No, no and yes but also yes for me. I won't say it's particularly common, but there are absolutely some of us out there that will go out of our way to be a free walking billboard. For me personally, a manufacturer identifying their product is fine but anything else I will aggressively squash (e.g. My car manufacturer's logo is fine, but I absolutely make the dealer remove anything they've added with their name/logo on it for every car I buy).
Specifically that car point struck me the other day when I was walking on the street and took in how blatantly car manufacturer logos are plastered about. The subconscious brand awareness is a hell of a thing
I was a subscriber more than 10 years ago but gave up when they started to have pushy, navigation blocking ads. It was like being unable to turn page before some time passed on the ad. How hostile is that?! Very! Analogy: you see an ad in the street and you are not allowed to walk on for some period of time, forced to stay at the ad. I requested ad free subscription for elevated price or promising cancellation, it became a cancellation.

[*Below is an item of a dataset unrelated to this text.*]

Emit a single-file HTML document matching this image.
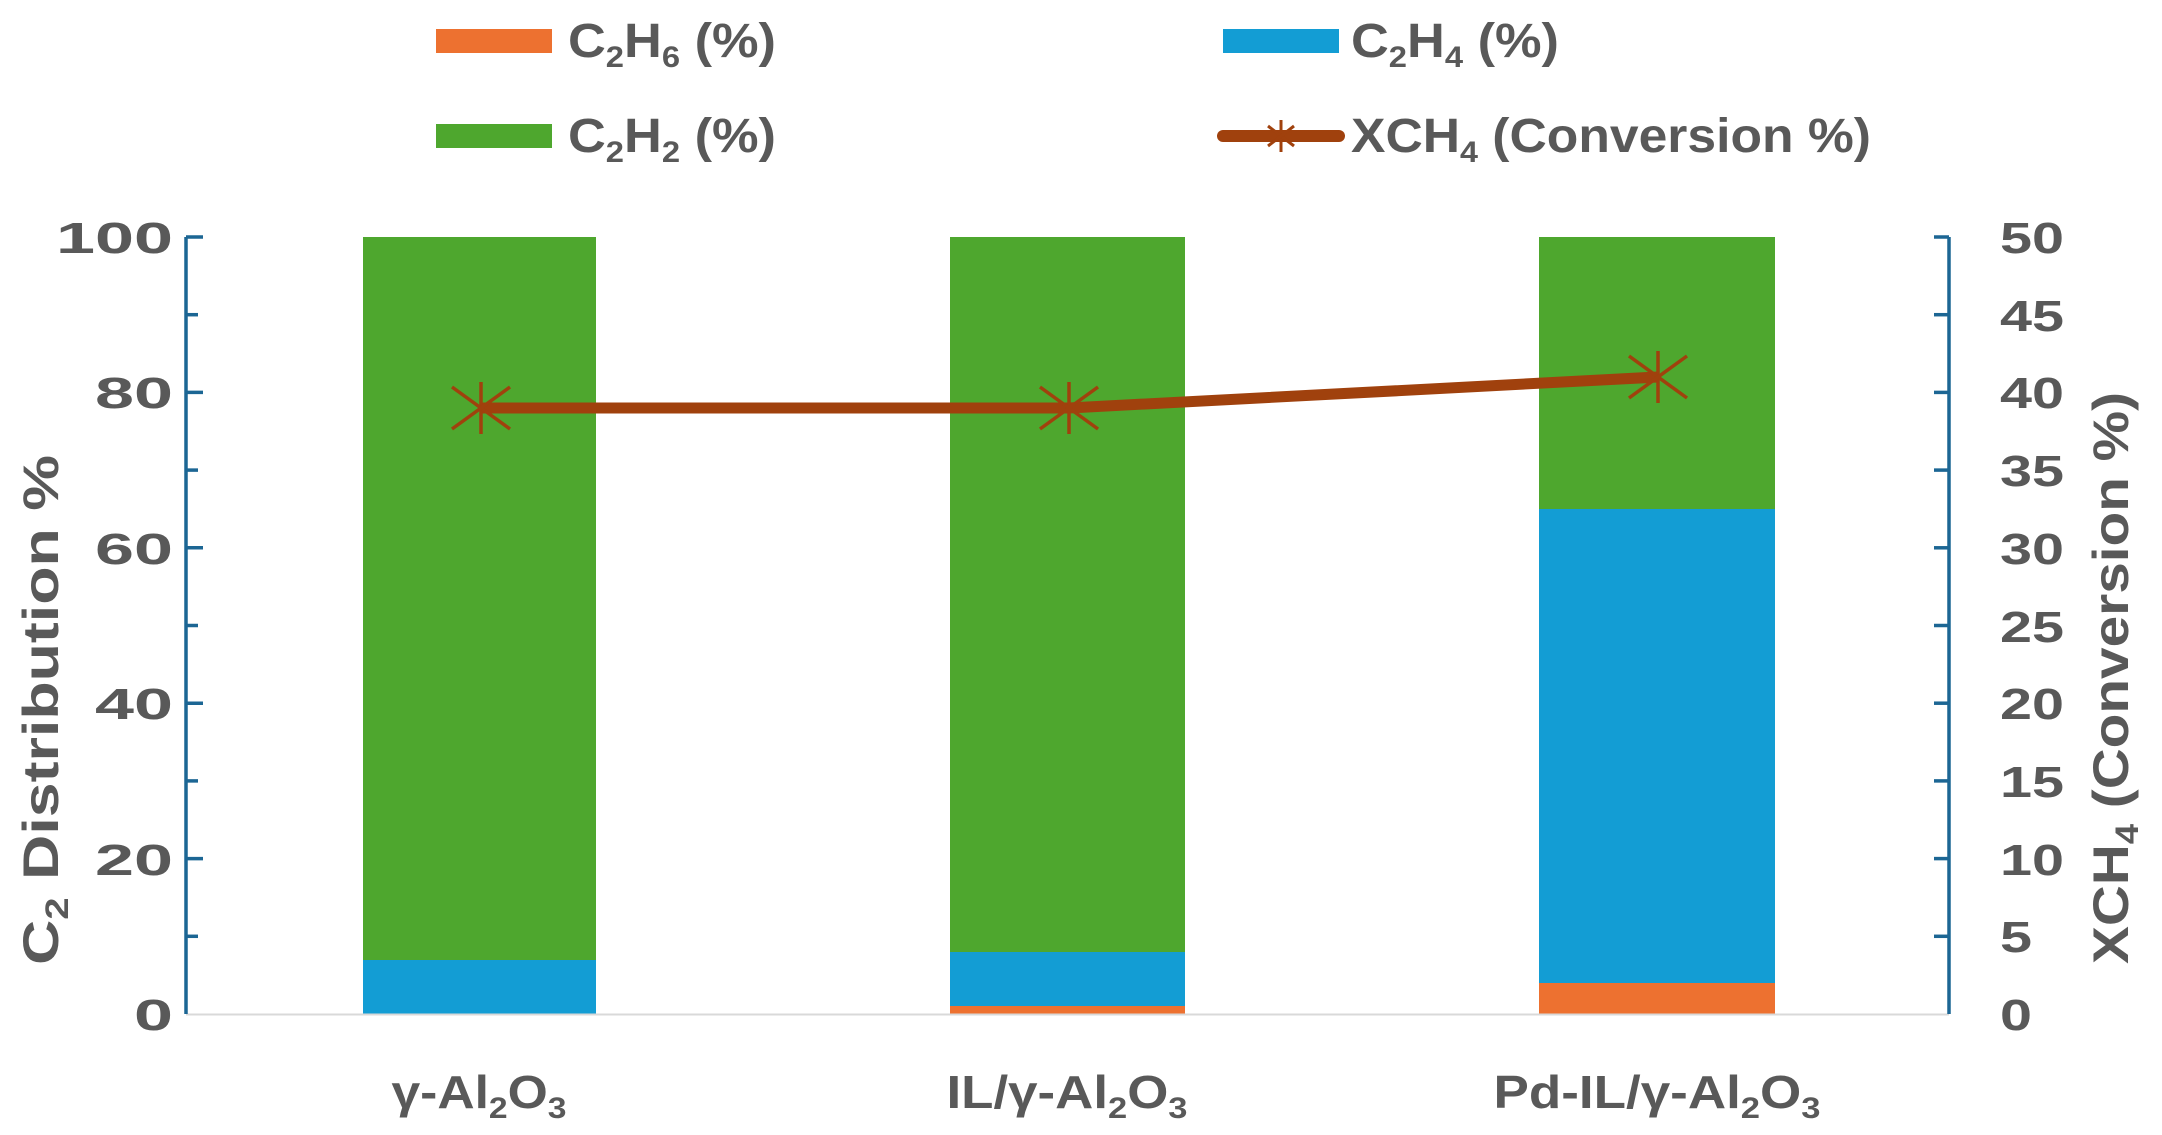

I still buy the paper format occasionally, I love their articles - it is also easy jumping over ads in the physical format -, but I will not subscribe for paper version due to the amount of paper used and my trust in their electronic version is gone. I did not try their app since (and my tablet use sinked too, I might need much more push now to give a second try).
> I requested ad free subscription for elevated price or promising cancellation, it became a cancellation.
I listen to the audio edition nowadays, that has no ads. Also, I haven't found any good alternatives to it. The weekly issues and the regional columns are a very convenient format for me to consume the news.
Whats even worse are the newsletters from news organizations imo. There's no ublock origin for Apple Mail content viewers. I either lose content like imagery or I have to go all in and load all their remote content, tracking pixels, the works. The ads will be for things like "pills the doctor doesn't want you to know about" and other phishy sounding stuff.